There are dreams that slip away like mist… and others that embed themselves, whispering fragments long after you’ve opened your eyes. This one was the latter. A story told in hush and dust, in movements so familiar they felt like memory. I don’t know where it came from—but it hasn’t let go.

Ripples, memories in the sand
Ripples, memories in the sand

I dreamed I was very small again.


Not in this life, but in another—someplace dry, sunlit, and hushed. I was in a tent filled with cushions, thick with the scent of sand and woven fabric. The colors were soft, muted. Everything around me seemed worn by wind and time. A girl was having her long dark hair braided, sitting still while deft hands worked through the strands. It felt like something I had watched many times before. I wasn’t part of it—I was too young. I simply observed. No sound, no emotion, just the repetition of a daily ritual. It felt safe. Familiar.


Then the dream shifted.


I was older now—an adult. A man, I think. I don’t remember the surroundings clearly, but there was one sharp moment: I drove a knife into someone’s side. There was no passion in the act. No anger. It wasn’t dramatic. It was just something I had to do. A job. A duty. Like brushing your teeth or carrying water. I didn’t feel anything about it. It was expected. That was who I was. Then I was supposed to see my death. That was the last part of the dream—what I had been told I would remember. But I didn’t. It didn’t stick. Maybe it wasn’t important. Maybe it was quiet. Or maybe it didn’t matter enough to leave a trace. All I know is that the dream of dying faded before I could touch it.
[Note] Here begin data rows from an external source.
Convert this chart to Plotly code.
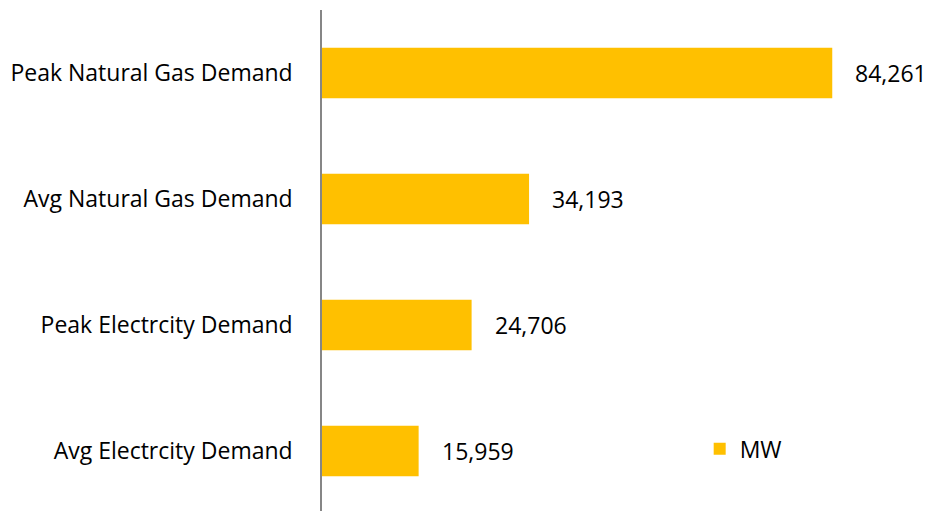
import plotly.graph_objects as go

categories = ["Peak Natural Gas Demand", "Avg Natural Gas Demand",
              "Peak Electrcity Demand", "Avg Electrcity Demand"]
values = [84261, 34193, 24706, 15959]
series_name = "MW"

GOLD = "#FFC000"
FONT = "'Open Sans', sans-serif"
SIZE = 23

fig = go.Figure(go.Bar(
    x=values, y=categories, orientation="h", name=series_name,
    marker=dict(color=GOLD, line=dict(width=0)), width=0.4,
    showlegend=True,
))

# value labels a little off the bar ends
for v, c in zip(values, categories):
    fig.add_annotation(x=v, y=c, text=f"{v:,}", showarrow=False,
                       xanchor="left", xshift=21,
                       font=dict(family=FONT, size=SIZE, color="#000000"))

fig.update_layout(
    width=929, height=511,
    margin=dict(l=322, r=62, t=10, b=0),
    paper_bgcolor="white", plot_bgcolor="white",
    font=dict(family=FONT, size=SIZE, color="#000000"),
    legend=dict(x=0.693, y=0.124, xanchor="left", yanchor="middle",
                font=dict(family=FONT, size=SIZE, color="#000000"),
                bgcolor="rgba(0,0,0,0)", itemwidth=30),
)
fig.update_xaxes(range=[0, 90000], visible=False, showgrid=False)
fig.update_yaxes(categoryorder="array", categoryarray=categories,
                 range=[3.476, -0.5], showline=True, linecolor="#868686",
                 linewidth=1.5, ticks="", showgrid=False, ticklabelstandoff=23,
                 tickfont=dict(family=FONT, size=SIZE, color="#000000"))

fig.write_html("out.html", config={"displayModeBar": False},
               post_script="document.body.style.margin='0';")
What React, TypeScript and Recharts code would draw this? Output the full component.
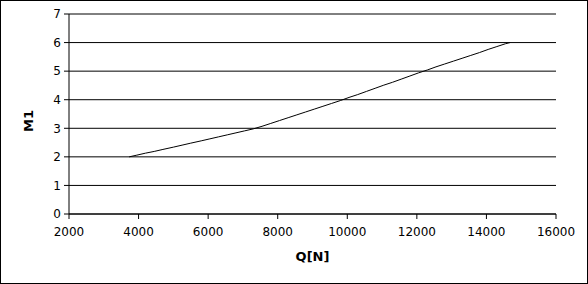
import React from "react";
import { LineChart, Line, XAxis, YAxis, CartesianGrid, Label } from "recharts";

const qValues = [
  3730, 3950, 4200, 4450, 4700, 5000, 5250, 5500, 5800, 6050, 6300, 6550, 6800, 7050, 7300,
  7550, 7800, 8050, 8300, 8550, 8800, 9050, 9300, 9550, 9800, 10050, 10300, 10550, 10800,
  11050, 11300, 11550, 11800, 12050, 12300, 12550, 12800, 13050, 13300, 13550, 13800, 14050,
  14300, 14550, 14680,
];
const m1Values = [
  2.0, 2.06, 2.13, 2.19, 2.26, 2.34, 2.41, 2.48, 2.56, 2.63, 2.7, 2.77, 2.84, 2.91, 2.98,
  3.07, 3.17, 3.27, 3.37, 3.47, 3.57, 3.67, 3.77, 3.87, 3.97, 4.08, 4.18, 4.29, 4.4,
  4.51, 4.61, 4.72, 4.83, 4.94, 5.04, 5.15, 5.25, 5.35, 5.45, 5.55, 5.65, 5.76,
  5.86, 5.96, 6.0,
];
const xTicks = [2000, 4000, 6000, 8000, 10000, 12000, 14000, 16000];
const yTicks = [0, 1, 2, 3, 4, 5, 6, 7];

const data = qValues.map((q, i) => ({ q, m1: m1Values[i] }));

const FONT = "'DejaVu Sans', sans-serif";

export default function App() {
  return (
    <div
      style={{
        position: "absolute",
        left: 0,
        top: 0,
        width: 588,
        height: 284,
        border: "1px solid #000",
        boxSizing: "border-box",
        background: "#fff",
      }}
    >
      <LineChart
        width={586}
        height={282}
        data={data}
        margin={{ top: 13, right: 31, left: 0, bottom: 39 }}
        style={{ fontFamily: FONT }}
      >
        <CartesianGrid vertical={false} stroke="#000" strokeOpacity={1} />
        <XAxis
          dataKey="q"
          type="number"
          domain={[2000, 16000]}
          ticks={xTicks}
          height={30}
          stroke="#000"
          tickSize={5}
          tickMargin={8}
          tick={{ fill: "#000", fontSize: 12, fontFamily: FONT }}
          tickLine={{ stroke: "#000" }}
          axisLine={{ stroke: "#000" }}
          interval={0}
        >
          <Label
            content={(props: any) => {
              const vb = props.viewBox;
              return (
                <text
                  x={vb.x + vb.width / 2}
                  y={255}
                  textAnchor="middle"
                  dominantBaseline="central"
                  fontFamily={FONT}
                  fontWeight="bold"
                  fontSize={13}
                  fill="#000"
                >
                  Q[N]
                </text>
              );
            }}
          />
        </XAxis>
        <YAxis
          type="number"
          domain={[0, 7]}
          ticks={yTicks}
          width={68}
          stroke="#000"
          tickSize={5}
          tickMargin={3}
          tick={{ fill: "#000", fontSize: 12, fontFamily: FONT }}
          tickLine={{ stroke: "#000" }}
          axisLine={{ stroke: "#000" }}
          interval={0}
        >
          <Label
            content={() => (
              <text
                x={27}
                y={120}
                textAnchor="middle"
                dominantBaseline="central"
                transform="rotate(-90 27 120)"
                fontFamily={FONT}
                fontWeight="bold"
                fontSize={13}
                fill="#000"
              >
                M1
              </text>
            )}
          />
        </YAxis>
        <Line
          type="linear"
          dataKey="m1"
          stroke="#000"
          strokeWidth={1}
          dot={false}
          isAnimationActive={false}
        />
      </LineChart>
    </div>
  );
}
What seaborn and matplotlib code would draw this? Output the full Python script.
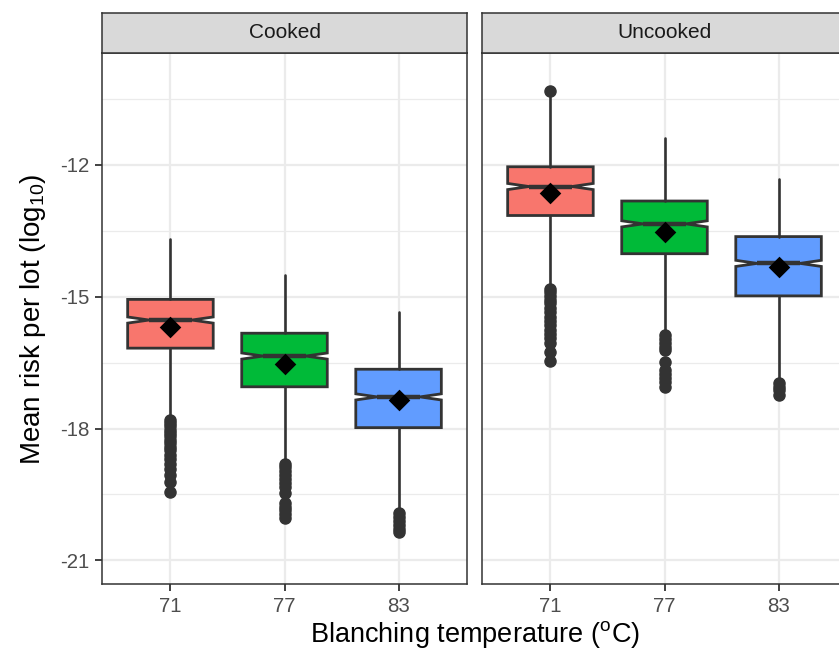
import matplotlib
matplotlib.use("Agg")
import matplotlib.pyplot as plt
import seaborn as sns
import numpy as np
import pandas as pd

# ---------------- data ----------------
panels = ["Cooked", "Uncooked"]
temps = ["71", "77", "83"]
colors = ["#F8766D", "#00BA38", "#619CFF"]

cooked_whishi = [-13.69, -14.51, -15.35]
cooked_q3 = [-15.06, -15.83, -16.65]
cooked_med = [-15.53, -16.35, -17.28]
cooked_mean = [-15.69, -16.53, -17.35]
cooked_q1 = [-16.17, -17.05, -17.98]
cooked_whislo = [-17.75, -18.75, -19.88]
cooked_out_71 = [-17.80, -17.88, -17.95, -18.03, -18.10, -18.18, -18.25, -18.33, -18.42,
                 -18.50, -18.60, -18.70, -18.80, -18.92, -19.05, -19.22, -19.45]
cooked_out_77 = [-18.80, -18.88, -18.96, -19.05, -19.15, -19.25, -19.33, -19.47, -19.70,
                 -19.78, -19.86, -19.94, -20.04]
cooked_out_83 = [-19.93, -20.02, -20.10, -20.20, -20.28, -20.35]

uncooked_whishi = [-10.45, -11.38, -12.33]
uncooked_q3 = [-12.04, -12.82, -13.63]
uncooked_med = [-12.49, -13.34, -14.24]
uncooked_mean = [-12.64, -13.52, -14.33]
uncooked_q1 = [-13.15, -14.02, -14.98]
uncooked_whislo = [-14.77, -15.83, -16.93]
uncooked_out_71 = [-10.31, -14.82, -14.90, -14.98, -15.07, -15.15, -15.25, -15.35, -15.45,
                   -15.55, -15.65, -15.75, -15.85, -15.95, -16.05, -16.26, -16.46]
uncooked_out_77 = [-15.88, -15.96, -16.05, -16.14, -16.22, -16.48, -16.67, -16.76, -16.85,
                   -16.95, -17.05]
uncooked_out_83 = [-16.97, -17.05, -17.13, -17.24]

notch_half = 0.07
y_ticks = [-12, -15, -18, -21]
y_minor = [-10.5, -13.5, -16.5, -19.5]

groups = {
    "Cooked": dict(whishi=cooked_whishi, q3=cooked_q3, med=cooked_med, mean=cooked_mean,
                   q1=cooked_q1, whislo=cooked_whislo,
                   out=[cooked_out_71, cooked_out_77, cooked_out_83]),
    "Uncooked": dict(whishi=uncooked_whishi, q3=uncooked_q3, med=uncooked_med, mean=uncooked_mean,
                     q1=uncooked_q1, whislo=uncooked_whislo,
                     out=[uncooked_out_71, uncooked_out_77, uncooked_out_83]),
}

# ---------------- style ----------------
sns.set_theme(style="whitegrid")
plt.rcParams["font.family"] = ["Liberation Sans", "DejaVu Sans"]
plt.rcParams["mathtext.fontset"] = "custom"
plt.rcParams["mathtext.rm"] = "Liberation Sans"
plt.rcParams["mathtext.it"] = "Liberation Sans:italic"

W, H = 839, 653
fig = plt.figure(figsize=(W / 100, H / 100), dpi=100)

def fx(px):
    return px / W

def fy(py):
    return 1 - py / H

edge = "#333333"
grid_c = "#EBEBEB"
ymin, ymax = -21.54, -9.45

panel_left = [102, 482]
panel_w = 365
top_px, bot_px = 53, 584
strip_top = 13

axes = []
for i, name in enumerate(panels):
    ax = fig.add_axes([fx(panel_left[i]), fy(bot_px), fx(panel_w), (bot_px - top_px) / H])
    axes.append(ax)
    g = groups[name]
    stats = []
    for k in range(3):
        stats.append(dict(med=g["med"][k], q1=g["q1"][k], q3=g["q3"][k],
                          whislo=g["whislo"][k], whishi=g["whishi"][k],
                          fliers=np.array(g["out"][k]),
                          cilo=g["med"][k] - notch_half, cihi=g["med"][k] + notch_half))
    ax.set_facecolor("white")
    # grid
    for v in y_minor:
        ax.axhline(v, color=grid_c, lw=0.9, zorder=0)
    for v in y_ticks:
        ax.axhline(v, color=grid_c, lw=1.6, zorder=0)
    for k in range(3):
        ax.axvline(k, color=grid_c, lw=1.6, zorder=0)
    ax.grid(False)

    bp = ax.bxp(stats, positions=[0, 1, 2], widths=0.75, shownotches=True,
                showcaps=False, patch_artist=True, manage_ticks=False,
                boxprops=dict(edgecolor=edge, linewidth=2.0),
                whiskerprops=dict(color=edge, linewidth=1.9),
                medianprops=dict(color=edge, linewidth=3.2, solid_capstyle="butt"),
                flierprops=dict(marker="o", markerfacecolor=edge, markeredgecolor=edge,
                                markersize=8, linestyle="none"))
    for patch, c in zip(bp["boxes"], colors):
        patch.set_facecolor(c)
        patch.set_zorder(2)
    for ln in bp["medians"]:
        ln.set_zorder(3)

    df = pd.DataFrame({"temp": temps, "mean": g["mean"]})
    sns.stripplot(data=df, x="temp", y="mean", order=temps, jitter=False, marker="D",
                  color="black", size=11, ax=ax, zorder=5, linewidth=0)

    ax.set_xlim(-0.6, 2.6)
    ax.set_ylim(ymin, ymax)
    ax.set_xticks([0, 1, 2])
    ax.set_xticklabels(temps)
    ax.set_yticks(y_ticks)
    ax.set_yticklabels([str(v) for v in y_ticks])
    ax.tick_params(axis="both", which="major", length=5, width=1.3, color=edge,
                   labelsize=14.7, labelcolor="#4D4D4D", pad=4, direction="out",
                   bottom=True, left=(i == 0))
    if i > 0:
        ax.tick_params(axis="y", labelleft=False, left=False)
    ax.set_xlabel("")
    ax.set_ylabel("")
    for s in ax.spines.values():
        s.set_color(edge)
        s.set_linewidth(1.1)
        s.set_visible(True)

    # strip
    sax = fig.add_axes([fx(panel_left[i]), fy(top_px), fx(panel_w), (top_px - strip_top) / H])
    sax.set_facecolor("#D9D9D9")
    sax.set_xticks([])
    sax.set_yticks([])
    sax.grid(False)
    for s in sax.spines.values():
        s.set_color(edge)
        s.set_linewidth(1.1)
    sax.text(0.5, 0.5, name, ha="center", va="center", fontsize=15, color="#1A1A1A",
             transform=sax.transAxes)

fig.text(fx(475), fy(635), r"Blanching temperature ($^{\mathrm{o}}$C)", ha="center",
         va="center", fontsize=19.5, color="black")
fig.text(fx(33), fy(319), r"Mean risk per lot (log$_{10}$)", ha="center", va="center",
         rotation=90, fontsize=20, color="black")

fig.savefig("out.png", dpi=100)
But then—just as I was waking—something else came through.


A face.


Lips painted red.


And in the mouth, not a tongue, but an eye. It moved. Looked around. As if it could see what I was thinking. And then, a hypodermic needle slid into the eye. Not gently. Not cruelly. Just… deliberately.


Beneath that face, I saw another one—upside down, but otherwise identical. My own reflection, maybe. Or someone I once was. Or still am.


That was the end of it.


And I woke up, but the dream stayed with me.